### Work required
Your answer should be one number: how many lines of the data include the string "this"?

### Extracted data

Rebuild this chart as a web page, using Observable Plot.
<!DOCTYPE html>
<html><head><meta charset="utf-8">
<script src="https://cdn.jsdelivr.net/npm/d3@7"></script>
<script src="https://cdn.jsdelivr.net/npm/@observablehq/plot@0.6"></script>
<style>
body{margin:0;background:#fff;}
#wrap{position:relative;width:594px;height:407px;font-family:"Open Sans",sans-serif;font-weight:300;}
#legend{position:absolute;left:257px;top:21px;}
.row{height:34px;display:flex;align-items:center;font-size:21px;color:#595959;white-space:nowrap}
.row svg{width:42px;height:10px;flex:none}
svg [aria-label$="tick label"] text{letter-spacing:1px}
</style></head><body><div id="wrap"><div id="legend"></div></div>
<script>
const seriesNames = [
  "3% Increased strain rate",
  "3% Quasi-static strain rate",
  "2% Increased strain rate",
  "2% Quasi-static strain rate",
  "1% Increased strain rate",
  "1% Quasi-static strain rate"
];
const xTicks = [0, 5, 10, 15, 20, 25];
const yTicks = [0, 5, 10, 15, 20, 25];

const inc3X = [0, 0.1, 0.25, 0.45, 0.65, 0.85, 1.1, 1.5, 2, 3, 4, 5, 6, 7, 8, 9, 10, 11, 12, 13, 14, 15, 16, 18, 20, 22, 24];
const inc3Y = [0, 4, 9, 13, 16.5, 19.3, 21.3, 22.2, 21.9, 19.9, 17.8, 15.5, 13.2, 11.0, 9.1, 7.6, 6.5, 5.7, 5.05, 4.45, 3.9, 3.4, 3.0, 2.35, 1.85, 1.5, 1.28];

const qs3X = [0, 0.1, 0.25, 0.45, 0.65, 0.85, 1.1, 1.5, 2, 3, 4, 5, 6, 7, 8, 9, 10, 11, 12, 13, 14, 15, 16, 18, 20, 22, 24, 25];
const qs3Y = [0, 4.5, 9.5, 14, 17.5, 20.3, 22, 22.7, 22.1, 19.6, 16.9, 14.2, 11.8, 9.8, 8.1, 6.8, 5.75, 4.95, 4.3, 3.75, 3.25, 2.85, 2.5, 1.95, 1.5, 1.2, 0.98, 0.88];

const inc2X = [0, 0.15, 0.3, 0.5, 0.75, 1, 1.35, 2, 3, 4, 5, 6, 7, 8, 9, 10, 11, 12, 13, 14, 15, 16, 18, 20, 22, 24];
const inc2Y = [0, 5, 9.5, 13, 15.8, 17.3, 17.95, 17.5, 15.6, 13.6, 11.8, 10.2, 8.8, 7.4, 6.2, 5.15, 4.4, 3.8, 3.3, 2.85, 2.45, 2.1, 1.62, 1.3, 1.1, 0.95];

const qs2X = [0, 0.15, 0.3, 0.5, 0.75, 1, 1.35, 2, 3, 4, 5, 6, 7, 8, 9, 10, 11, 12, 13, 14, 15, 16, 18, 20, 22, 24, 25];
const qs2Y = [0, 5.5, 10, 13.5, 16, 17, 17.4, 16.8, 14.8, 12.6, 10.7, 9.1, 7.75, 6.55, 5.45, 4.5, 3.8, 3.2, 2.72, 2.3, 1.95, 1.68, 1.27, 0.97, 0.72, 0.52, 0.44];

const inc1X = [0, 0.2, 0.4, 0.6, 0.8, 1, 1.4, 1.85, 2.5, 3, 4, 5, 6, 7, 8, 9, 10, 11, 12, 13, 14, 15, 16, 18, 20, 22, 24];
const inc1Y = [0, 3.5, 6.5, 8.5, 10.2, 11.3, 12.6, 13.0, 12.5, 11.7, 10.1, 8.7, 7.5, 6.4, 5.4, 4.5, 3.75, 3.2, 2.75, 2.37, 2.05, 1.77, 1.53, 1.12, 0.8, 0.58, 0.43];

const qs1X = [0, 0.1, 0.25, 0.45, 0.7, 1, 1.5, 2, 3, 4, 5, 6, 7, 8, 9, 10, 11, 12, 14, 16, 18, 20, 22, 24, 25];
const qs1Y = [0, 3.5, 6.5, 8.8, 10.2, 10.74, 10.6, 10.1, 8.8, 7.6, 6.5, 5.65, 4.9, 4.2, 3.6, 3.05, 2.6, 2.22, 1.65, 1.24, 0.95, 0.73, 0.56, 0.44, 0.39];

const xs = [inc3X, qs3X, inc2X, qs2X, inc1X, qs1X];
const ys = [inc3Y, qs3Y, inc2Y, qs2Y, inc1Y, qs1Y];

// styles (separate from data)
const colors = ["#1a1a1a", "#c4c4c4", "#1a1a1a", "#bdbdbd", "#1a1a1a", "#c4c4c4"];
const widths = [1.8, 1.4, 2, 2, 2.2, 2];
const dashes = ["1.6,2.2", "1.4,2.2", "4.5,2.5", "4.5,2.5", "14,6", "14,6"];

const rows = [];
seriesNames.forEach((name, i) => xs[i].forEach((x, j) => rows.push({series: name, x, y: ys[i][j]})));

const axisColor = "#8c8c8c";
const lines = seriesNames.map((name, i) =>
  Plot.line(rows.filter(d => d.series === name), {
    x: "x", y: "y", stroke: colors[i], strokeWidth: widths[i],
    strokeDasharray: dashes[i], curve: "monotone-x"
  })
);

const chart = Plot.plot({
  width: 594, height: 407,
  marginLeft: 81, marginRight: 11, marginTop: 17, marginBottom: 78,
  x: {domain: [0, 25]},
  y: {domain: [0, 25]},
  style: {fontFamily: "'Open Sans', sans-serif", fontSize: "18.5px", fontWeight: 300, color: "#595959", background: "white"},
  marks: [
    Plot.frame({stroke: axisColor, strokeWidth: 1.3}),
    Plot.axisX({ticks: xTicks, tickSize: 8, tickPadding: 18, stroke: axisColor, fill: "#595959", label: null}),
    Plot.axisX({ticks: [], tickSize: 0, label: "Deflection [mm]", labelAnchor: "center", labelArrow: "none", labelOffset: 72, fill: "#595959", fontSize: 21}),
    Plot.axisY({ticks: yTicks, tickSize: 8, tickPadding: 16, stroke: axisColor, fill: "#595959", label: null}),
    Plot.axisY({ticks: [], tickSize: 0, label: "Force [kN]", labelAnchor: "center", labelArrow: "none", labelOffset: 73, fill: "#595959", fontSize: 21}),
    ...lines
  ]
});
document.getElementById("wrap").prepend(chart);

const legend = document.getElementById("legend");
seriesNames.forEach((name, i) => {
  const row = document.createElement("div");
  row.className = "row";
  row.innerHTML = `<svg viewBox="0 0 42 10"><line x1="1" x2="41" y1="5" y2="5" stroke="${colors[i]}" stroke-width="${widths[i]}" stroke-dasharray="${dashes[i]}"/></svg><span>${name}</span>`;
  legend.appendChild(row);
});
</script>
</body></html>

--

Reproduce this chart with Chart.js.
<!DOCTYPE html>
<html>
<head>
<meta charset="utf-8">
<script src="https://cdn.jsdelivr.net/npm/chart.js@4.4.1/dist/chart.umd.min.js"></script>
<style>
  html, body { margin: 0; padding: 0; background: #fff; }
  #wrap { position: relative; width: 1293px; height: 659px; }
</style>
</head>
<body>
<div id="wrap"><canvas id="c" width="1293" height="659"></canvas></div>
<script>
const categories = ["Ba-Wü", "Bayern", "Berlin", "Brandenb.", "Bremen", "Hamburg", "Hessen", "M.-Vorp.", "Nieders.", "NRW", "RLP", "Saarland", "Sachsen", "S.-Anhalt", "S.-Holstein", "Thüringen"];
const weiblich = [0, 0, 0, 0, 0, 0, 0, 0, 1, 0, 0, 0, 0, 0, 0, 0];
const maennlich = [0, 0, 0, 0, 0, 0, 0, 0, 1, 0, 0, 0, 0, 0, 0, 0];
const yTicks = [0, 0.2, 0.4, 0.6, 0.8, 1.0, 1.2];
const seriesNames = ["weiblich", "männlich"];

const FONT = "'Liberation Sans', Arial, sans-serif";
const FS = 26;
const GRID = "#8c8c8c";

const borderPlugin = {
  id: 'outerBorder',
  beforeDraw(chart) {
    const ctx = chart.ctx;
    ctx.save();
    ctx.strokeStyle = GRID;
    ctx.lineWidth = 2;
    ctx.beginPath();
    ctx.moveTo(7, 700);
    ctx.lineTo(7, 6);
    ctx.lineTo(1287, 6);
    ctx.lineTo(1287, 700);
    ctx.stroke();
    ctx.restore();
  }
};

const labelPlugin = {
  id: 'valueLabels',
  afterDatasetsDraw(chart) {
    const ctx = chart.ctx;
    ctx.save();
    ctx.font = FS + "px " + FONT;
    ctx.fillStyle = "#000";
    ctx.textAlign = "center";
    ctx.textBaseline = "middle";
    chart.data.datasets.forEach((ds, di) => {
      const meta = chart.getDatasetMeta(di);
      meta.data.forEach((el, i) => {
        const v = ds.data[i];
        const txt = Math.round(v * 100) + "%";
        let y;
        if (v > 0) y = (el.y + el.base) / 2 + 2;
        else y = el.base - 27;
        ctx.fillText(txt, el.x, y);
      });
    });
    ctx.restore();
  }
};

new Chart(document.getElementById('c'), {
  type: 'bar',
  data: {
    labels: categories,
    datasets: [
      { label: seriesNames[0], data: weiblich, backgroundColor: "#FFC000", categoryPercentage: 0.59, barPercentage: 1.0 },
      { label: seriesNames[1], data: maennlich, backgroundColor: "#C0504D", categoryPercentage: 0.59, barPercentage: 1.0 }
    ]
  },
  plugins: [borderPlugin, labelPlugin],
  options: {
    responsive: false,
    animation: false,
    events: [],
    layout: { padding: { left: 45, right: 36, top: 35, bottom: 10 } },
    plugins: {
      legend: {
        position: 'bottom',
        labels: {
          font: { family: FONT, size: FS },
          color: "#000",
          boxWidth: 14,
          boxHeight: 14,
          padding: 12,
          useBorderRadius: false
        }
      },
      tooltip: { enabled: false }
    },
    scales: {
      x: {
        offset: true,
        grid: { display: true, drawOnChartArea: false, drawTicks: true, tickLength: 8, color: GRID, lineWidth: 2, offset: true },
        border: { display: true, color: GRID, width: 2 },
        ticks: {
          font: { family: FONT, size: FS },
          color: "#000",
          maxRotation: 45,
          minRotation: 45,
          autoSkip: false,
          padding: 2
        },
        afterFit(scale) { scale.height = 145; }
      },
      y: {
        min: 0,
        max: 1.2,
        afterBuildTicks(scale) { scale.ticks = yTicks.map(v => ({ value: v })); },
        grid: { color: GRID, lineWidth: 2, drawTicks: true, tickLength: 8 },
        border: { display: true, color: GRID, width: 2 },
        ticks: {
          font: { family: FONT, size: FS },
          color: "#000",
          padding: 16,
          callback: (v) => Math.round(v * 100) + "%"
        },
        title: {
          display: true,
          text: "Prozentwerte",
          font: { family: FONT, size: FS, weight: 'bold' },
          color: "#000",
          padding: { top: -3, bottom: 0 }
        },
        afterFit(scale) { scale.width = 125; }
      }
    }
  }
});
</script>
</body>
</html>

* * *

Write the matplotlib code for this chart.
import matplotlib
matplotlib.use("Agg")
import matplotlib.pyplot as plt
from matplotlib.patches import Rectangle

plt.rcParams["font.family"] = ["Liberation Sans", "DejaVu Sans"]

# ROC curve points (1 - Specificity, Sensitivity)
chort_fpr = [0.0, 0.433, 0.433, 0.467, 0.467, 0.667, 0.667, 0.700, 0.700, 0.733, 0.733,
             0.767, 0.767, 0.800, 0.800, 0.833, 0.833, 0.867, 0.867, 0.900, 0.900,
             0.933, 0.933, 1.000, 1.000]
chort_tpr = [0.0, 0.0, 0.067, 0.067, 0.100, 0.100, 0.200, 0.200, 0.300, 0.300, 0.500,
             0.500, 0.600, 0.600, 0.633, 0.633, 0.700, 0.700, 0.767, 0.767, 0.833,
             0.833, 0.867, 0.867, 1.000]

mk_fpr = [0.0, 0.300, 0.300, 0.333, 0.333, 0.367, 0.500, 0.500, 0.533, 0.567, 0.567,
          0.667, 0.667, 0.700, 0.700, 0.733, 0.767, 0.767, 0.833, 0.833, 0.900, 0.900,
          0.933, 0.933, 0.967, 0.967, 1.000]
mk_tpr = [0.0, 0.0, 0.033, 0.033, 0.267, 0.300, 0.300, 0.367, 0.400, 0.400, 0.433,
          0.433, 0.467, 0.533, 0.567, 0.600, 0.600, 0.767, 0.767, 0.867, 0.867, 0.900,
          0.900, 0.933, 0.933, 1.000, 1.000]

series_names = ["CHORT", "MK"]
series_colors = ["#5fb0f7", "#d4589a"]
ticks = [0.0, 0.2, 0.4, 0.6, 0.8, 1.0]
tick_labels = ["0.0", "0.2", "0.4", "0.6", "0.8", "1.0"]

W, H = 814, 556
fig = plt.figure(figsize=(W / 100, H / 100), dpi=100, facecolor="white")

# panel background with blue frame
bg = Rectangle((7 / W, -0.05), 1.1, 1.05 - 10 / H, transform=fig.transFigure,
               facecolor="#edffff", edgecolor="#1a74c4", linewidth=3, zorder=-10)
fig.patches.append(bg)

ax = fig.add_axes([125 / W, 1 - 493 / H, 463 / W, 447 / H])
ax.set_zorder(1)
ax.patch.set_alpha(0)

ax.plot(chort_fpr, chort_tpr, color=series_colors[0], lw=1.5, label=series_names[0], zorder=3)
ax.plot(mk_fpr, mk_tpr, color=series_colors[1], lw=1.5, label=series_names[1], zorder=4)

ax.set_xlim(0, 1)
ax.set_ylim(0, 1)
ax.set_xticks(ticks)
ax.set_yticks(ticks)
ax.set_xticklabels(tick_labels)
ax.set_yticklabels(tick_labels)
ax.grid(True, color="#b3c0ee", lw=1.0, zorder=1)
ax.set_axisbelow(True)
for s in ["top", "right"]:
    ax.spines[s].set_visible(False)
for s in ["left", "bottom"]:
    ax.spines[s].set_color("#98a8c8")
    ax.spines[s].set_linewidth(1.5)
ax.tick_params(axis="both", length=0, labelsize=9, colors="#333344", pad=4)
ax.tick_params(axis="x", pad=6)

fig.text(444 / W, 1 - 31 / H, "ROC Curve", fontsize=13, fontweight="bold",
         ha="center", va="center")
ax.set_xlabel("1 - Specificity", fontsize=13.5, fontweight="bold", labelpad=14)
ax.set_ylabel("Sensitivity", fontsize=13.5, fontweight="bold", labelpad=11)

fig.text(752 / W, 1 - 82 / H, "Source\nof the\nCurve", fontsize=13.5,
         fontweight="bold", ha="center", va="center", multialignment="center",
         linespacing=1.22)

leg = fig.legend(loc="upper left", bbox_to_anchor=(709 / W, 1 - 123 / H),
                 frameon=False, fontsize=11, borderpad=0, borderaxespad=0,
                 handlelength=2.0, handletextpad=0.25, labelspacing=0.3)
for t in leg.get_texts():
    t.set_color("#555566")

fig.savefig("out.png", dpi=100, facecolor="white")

### Reply to the exercise
3